Designing Self-Healing Components
Building self-healing components requires a proactive approach. Here are some strategies:
1. Health Checks:
Regular health checks allow components to assess their own operational status. This could involve checking resource usage, database connections, or external service availability.
# Example health check function
def check_health():
# Check database connection
if not db_connection.is_connected():
return False
# Check resource usage
if resource_usage > threshold:
return False
return True
2. Retries and Fallbacks:
In case of transient failures (e.g., network hiccups), implementing retry mechanisms with exponential backoff can significantly improve resilience. Fallbacks provide alternative paths in case of persistent failures.
3. Circuit Breakers:
Circuit breakers prevent repeated attempts to access a failing component, preventing cascading failures. They monitor the success rate of calls to a component and automatically trip (open) if the failure rate exceeds a threshold. After a timeout, the circuit breaker attempts a partial closure (half-open) to test if the component has recovered.
4. Self-Healing through Redundancy:
Employing redundancy by having multiple instances of critical components running concurrently, ensures continued operation even if one instance fails. Load balancers distribute traffic across these instances.
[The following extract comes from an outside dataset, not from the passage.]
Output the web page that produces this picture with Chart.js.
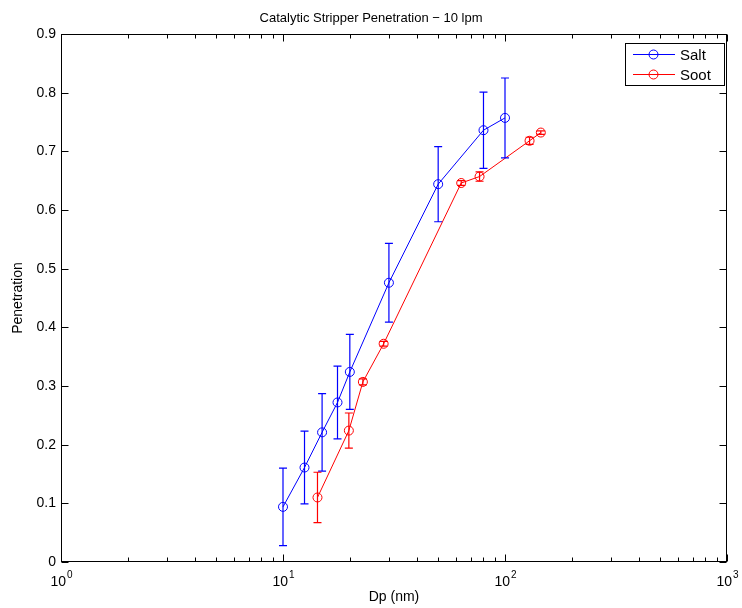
<!DOCTYPE html>
<html>
<head>
<meta charset="utf-8">
<style>
  html, body { margin: 0; padding: 0; background: #ffffff; }
  #wrap { width: 742px; height: 608px; }
</style>
<script src="https://cdn.jsdelivr.net/npm/chart.js@4/dist/chart.umd.min.js"></script>
</head>
<body>
<div id="wrap"><canvas id="c" width="742" height="608"></canvas></div>
<script>
// Salt aerosol penetration with error bars
const saltDp  = [10, 12.5, 15, 17.6, 20, 30, 50, 80, 100];
const saltPen = [0.094, 0.161, 0.221, 0.272, 0.324, 0.476, 0.644, 0.736, 0.757];
const saltErr = [0.066, 0.062, 0.066, 0.062, 0.064, 0.067, 0.064, 0.065, 0.068];

// Soot penetration with error bars
const sootDp  = [14.3, 19.8, 22.9, 28.4, 63.5, 76.8, 129, 145];
const sootPen = [0.110, 0.224, 0.307, 0.372, 0.646, 0.657, 0.718, 0.732];
const sootErr = [0.043, 0.030, 0.005, 0.004, 0.004, 0.008, 0.006, 0.003];

// Axis labelling
const xDecades = [0, 1, 2, 3];          // labels 10^0 ... 10^3
const yTicks   = [0, 0.1, 0.2, 0.3, 0.4, 0.5, 0.6, 0.7, 0.8, 0.9];
const titleText = 'Catalytic Stripper Penetration \u2212 10 lpm';
const xTitle = 'Dp (nm)';
const yTitle = 'Penetration';

const FONT = 'Liberation Sans, Arial, Helvetica, sans-serif';
const SALT_COLOR = 'rgb(0, 0, 255)';
const SOOT_COLOR = 'rgb(255, 0, 0)';

function toPoints(xs, ys) { return xs.map((x, i) => ({ x: x, y: ys[i] })); }

// Vertical error bars drawn from each series' error array
const errorSets = [
  { xs: saltDp, ys: saltPen, errs: saltErr, color: SALT_COLOR },
  { xs: sootDp, ys: sootPen, errs: sootErr, color: SOOT_COLOR }
];

const errorBars = {
  id: 'errorBars',
  afterDatasetsDraw(chart) {
    const ctx = chart.ctx;
    const xs = chart.scales.x, ys = chart.scales.y;
    errorSets.forEach((s) => {
      s.xs.forEach((xv, i) => {
        const e = s.errs[i];
        const px = xs.getPixelForValue(xv);
        const top = ys.getPixelForValue(s.ys[i] + e);
        const bot = ys.getPixelForValue(s.ys[i] - e);
        const cw = 4;
        ctx.save();
        ctx.strokeStyle = s.color;
        ctx.globalAlpha = 1;
        ctx.lineWidth = 1.2;
        ctx.beginPath();
        ctx.moveTo(px, top); ctx.lineTo(px, bot);
        ctx.moveTo(px - cw, top); ctx.lineTo(px + cw, top);
        ctx.moveTo(px - cw, bot); ctx.lineTo(px + cw, bot);
        ctx.stroke();
        ctx.restore();
      });
    });
  }
};

// Boxed frame with inward ticks on all four sides, log tick labels, title, legend
const frame = {
  id: 'frame',
  afterDraw(chart) {
    const { ctx, chartArea: a, scales: { x, y } } = chart;
    ctx.save();
    ctx.strokeStyle = '#000';
    ctx.lineWidth = 1;
    const L = Math.round(a.left) + 0.5, R = Math.round(a.right) - 0.5;
    const T = Math.round(a.top) + 0.5, B = Math.round(a.bottom) - 0.5;
    ctx.strokeRect(L, T, R - L, B - T);

    ctx.beginPath();
    // x ticks: majors at decades, minors at 2..9
    for (let d = xDecades[0]; d < xDecades[xDecades.length - 1] + 1; d++) {
      for (let m = 1; m <= 9; m++) {
        const v = m * Math.pow(10, d);
        if (v > x.max) break;
        const px = Math.round(x.getPixelForValue(v)) + 0.5;
        const len = m === 1 ? 7 : 4;
        ctx.moveTo(px, B); ctx.lineTo(px, B - len);
        ctx.moveTo(px, T); ctx.lineTo(px, T + len);
      }
    }
    // y ticks
    yTicks.forEach((v) => {
      const py = Math.round(y.getPixelForValue(v)) + 0.5;
      ctx.moveTo(L, py); ctx.lineTo(L + 7, py);
      ctx.moveTo(R, py); ctx.lineTo(R - 7, py);
    });
    ctx.stroke();

    // x tick labels as 10 with raised exponent
    ctx.fillStyle = '#000';
    ctx.textBaseline = 'alphabetic';
    xDecades.forEach((d) => {
      const px = x.getPixelForValue(Math.pow(10, d));
      ctx.font = '14px ' + FONT;
      const base = '10';
      const wb = ctx.measureText(base).width;
      ctx.font = '10px ' + FONT;
      const exp = String(d);
      const we = ctx.measureText(exp).width;
      const start = px - (wb + we) / 2;
      ctx.font = '14px ' + FONT;
      ctx.textAlign = 'left';
      ctx.fillText(base, start, 586);
      ctx.font = '10px ' + FONT;
      ctx.fillText(exp, start + wb + 1, 578);
    });

    // chart title
    ctx.font = '13px ' + FONT;
    ctx.textAlign = 'center';
    ctx.textBaseline = 'middle';
    ctx.fillText(titleText, 371, 18);

    // legend
    const lx = 625, ly = 43, lw = 99, lh = 42;
    ctx.fillStyle = '#fff';
    ctx.fillRect(lx, ly, lw, lh);
    ctx.strokeStyle = '#000';
    ctx.strokeRect(lx + 0.5, ly + 0.5, lw, lh);
    chart.data.datasets.forEach((ds, i) => {
      const yy = ly + 11 + i * 20 + 0.5;
      const col = errorSets[i].color;
      ctx.strokeStyle = col;
      ctx.beginPath();
      ctx.moveTo(lx + 8, yy); ctx.lineTo(lx + 50, yy);
      ctx.stroke();
      ctx.beginPath();
      ctx.arc(lx + 28.5, yy, 4.5, 0, Math.PI * 2);
      ctx.stroke();
      ctx.fillStyle = '#000';
      ctx.font = '15px ' + FONT;
      ctx.textAlign = 'left';
      ctx.textBaseline = 'middle';
      ctx.fillText(ds.label, lx + 55, yy + 1);
    });
    ctx.restore();
  }
};

function series(label, xs, ys, color) {
  return {
    label: label,
    data: toPoints(xs, ys),
    borderColor: color,
    backgroundColor: 'rgba(0,0,0,0)',
    borderWidth: 1,
    pointRadius: 4.5,
    pointHoverRadius: 4.5,
    pointBorderWidth: 1,
    pointBorderColor: color,
    pointBackgroundColor: 'rgba(0,0,0,0)',
    showLine: true,
    tension: 0
  };
}

new Chart(document.getElementById('c'), {
  type: 'scatter',
  data: {
    datasets: [
      series('Salt', saltDp, saltPen, SALT_COLOR),
      series('Soot', sootDp, sootPen, SOOT_COLOR)
    ]
  },
  options: {
    responsive: false,
    animation: false,
    devicePixelRatio: 1,
    layout: { padding: { left: 0, right: 15, top: 34, bottom: 0 } },
    plugins: {
      legend: { display: false },
      tooltip: { enabled: false },
      title: { display: false }
    },
    scales: {
      x: {
        type: 'logarithmic',
        min: 1,
        max: 1000,
        grid: { display: false, drawTicks: false },
        border: { display: false },
        ticks: { autoSkip: false, callback: () => '' },
        title: {
          display: true, text: xTitle, color: '#000',
          font: { family: FONT, size: 14 }, padding: { top: 0, bottom: 2 }
        },
        afterFit(s) { s.height = 46; }
      },
      y: {
        min: 0,
        max: 0.9,
        grid: { display: false, drawTicks: false },
        border: { display: false },
        ticks: {
          stepSize: 0.1,
          padding: 5,
          color: '#000',
          font: { family: FONT, size: 14 },
          callback: (v) => (Math.abs(v) < 1e-9 ? '0' : v.toFixed(1))
        },
        title: {
          display: true, text: yTitle, color: '#000',
          font: { family: FONT, size: 14 }, padding: { top: 10, bottom: 0 }
        },
        afterFit(s) { s.width = 61; }
      }
    }
  },
  plugins: [errorBars, frame]
});
</script>
</body>
</html>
Implementing Component-Based Resilience
Effective implementation requires choosing the right tools and technologies. Microservices architecture, coupled with containerization (Docker, Kubernetes), and service meshes (Istio, Linkerd) provide excellent support for component-based resilience. Monitoring tools like Prometheus and Grafana can provide vital insights into component health and system behavior.
Conclusion
Component-based resilience offers a robust approach to building self-healing systems. By focusing on designing individual components with inherent resilience, we can create systems that are more robust, adaptable, and less prone to disruptions. This approach requires careful planning and implementation but provides long-term benefits in terms of reduced downtime and improved operational efficiency. Adopting best practices like health checks, retries, circuit breakers, and redundancy will lead to significantly more resilient and self-healing systems.